The Chicago and Stanford economists calculated that the simple, radical act of reducing discrimination against those groups was responsible for more than 40 percent of the country’s per-worker economic growth after 1960. It’s the reason the country could sustain rapid growth with low unemployment, yielding rising wages for everyone, including white men without college degrees.

America’s ruling elites did not learn from that success. The aggressive expansion of opportunity that had driven economic gains was choked off by a backlash to social progress in the 1970s and ’80s. The white men who ran the country declared victory over discrimination far too early, consigning the economy to slower growth. Sustained shared prosperity was replaced by widening inequality, lost jobs and decades of disappointing income growth for workers of all races.

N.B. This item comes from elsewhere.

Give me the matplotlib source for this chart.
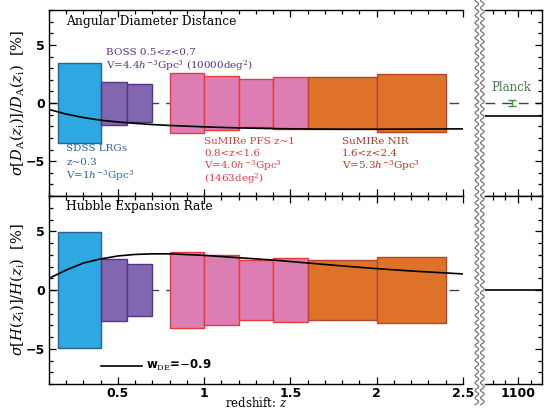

In important ways, much of the work of breaking down discrimination stalled soon after the passage of the Civil Rights Act in 1964. “It was fundamentally over by the time of the Reagan presidency,” William A. Darity Jr., a Duke University economist who is one of his profession’s most accomplished researchers on racial discrimination, told me. Over the past several decades, some barriers to advancement for women and nonwhite men have grown back. New ones have grown up beside them.

A host of studies illustrate this. A recent and devastating one is co-authored by a University of Tennessee economic historian, Marianne Wanamaker, who served a year in the White House on President Trump’s Council of Economic Advisers. She and a co-worker went back to Reconstruction and measured how much easier it was for the sons of poor white men to climb the economic ladder than the sons of poor Black men.

In terms of economic mobility, they found, the penalty for being born Black is the same today as it was in the 1870s.

Women have made more progress in recent decades than Black men, but they are nowhere close to equality. They still earn less for the same work, and they are still blocked by harassment, discrimination and policies from reaching the same heights as white men in many of America’s most important industries.